Elezioni a Milano e Roma
Albertini, Moratti e Bertolaso. Il centrodestra smarrito cerca una fuga vintage
La sinistra può contare sugli uomini di apparato, dall'altra parte ci dovrebbe essere il ceto dinamico degli imprenditori. Ma da quel mondo Salvini incassa solo spallucce
Com’è noto in tutto il mondo va di moda il vintage, ragione per la quale c’è stato il rilancio del vinile e delle musicassette, degli occhiali tartarugati e dei golfini Missoni. E tutto ciò è avvenuto forse perché nel recupero dell’usato s’avverte sempre un piacevole cortocircuito tra passato e futuro. Nella moda il fenomeno è stato definito “conturbante”, nella musica è “nostalgico”. Ma in politica? Cos’è il vintage in politica? E’ quello che ci si chiede in queste ore osservando Matteo Salvini, che lunedì ha preso un caffè con Gabriele Albertini, pensando di ri-candidare a Milano il vecchio grande sindaco del 1997. E questo dopo che per mesi Salvini aveva coltivato - e senza probabilmente averci ancora rinunciato - anche l’idea alternativa di Letizia Moratti.
Mentre a Roma, il candidato ufficioso del centrodestra salviniano è invece il buon vecchio Guido Bertolaso, l’uomo di tutte le emergenze e di tutte le tragedie del recente passato: chi mai meglio del settantenne Bertolaso, che da vent’anni indossa l’elmetto e le scarpe grosse della protezione civile, può occuparsi di quell’immobile catastrofe chiamata Roma? Ma poiché la politica e più in generale l’amministrazione della cosa pubblica sono (o dovrebbero essere) la prefigurazione dell’avvenire (e non la riedizione dell’avvenuto) ecco che in questa tendenza al revival nelle candidature a sindaco del centrodestra emerge forse qualcosa di disfunzionale. Che merita attenzione. C’è infatti sempre qualcosa di stonato nella sconfitta del nuovo e nel rimpianto come progetto, nel “come eravamo” spacciato per strategia politica. Insomma in questa tendenza vintage c’è qualcosa che racconta delle difficoltà di Salvini e del centrodestra in generale.
La nostalgia infatti in questo caso non è una forma di marketing reazionario, non è nemmeno l’idea (non condivisibile ma comprensibile) di un paese di vecchi fatto per i vecchi e dunque necessariamente governato dai vecchi. Nel revival che Salvini vorrebbe imporre a Roma e a Milano c’è qualcosa di ben più insidioso: uno smarrimento che deriva dalla mancanza di idee e di alternative. Una forma sottile di disperazione che ci porta ben al di là del solito revival estivo con Bobby Solo e i cugini di campagna, molto oltre il cuore incollato allo specchietto retrovisore dei concerti dei Rolling Stones o di Bruce Springsteen.

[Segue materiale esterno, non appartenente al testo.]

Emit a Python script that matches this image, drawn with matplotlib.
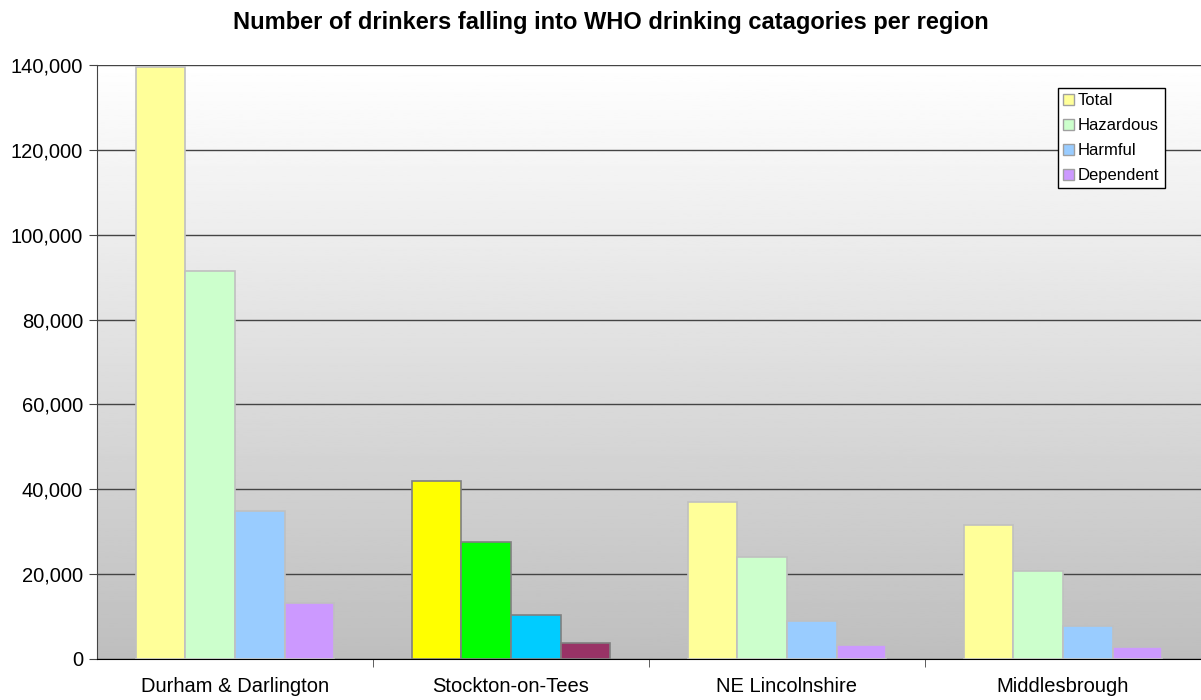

La sinistra infatti ha gli uomini di apparato, e con questi se la cava, si chiamino Roberto Gualtieri o Nicola Zingaretti. Il centrodestra invece, che dovrebbe avere con sé il ceto più dinamico, quello dei lavoratori autonomi e degli imprenditori, raccoglie da quel mondo (che pure vota a destra) solo dinieghi, defezioni e scrollate di spalle. Nessuno vuole candidarsi. Le persone di valore temono la politica, avvertono il rischio di ritrovarsi in galera attraverso una delle mille strettorie che a Milano, per esempio, ha imposto la procura. E quando Salvini si avvicina rifiutano. Si ritraggono. Così non resta che il remake. L’unica alternativa agli uomini di apparato è il revival, il vintage. Con il rischio tuttavia che proprio nell’epoca della transizione digitale e del Recovery Fund una città globale come Milano cerchi l’indirizzo del mondo attraverso “Tutto Città”. Mentre nel frattempo Shanghai e Los Angeles usano GoogleMaps.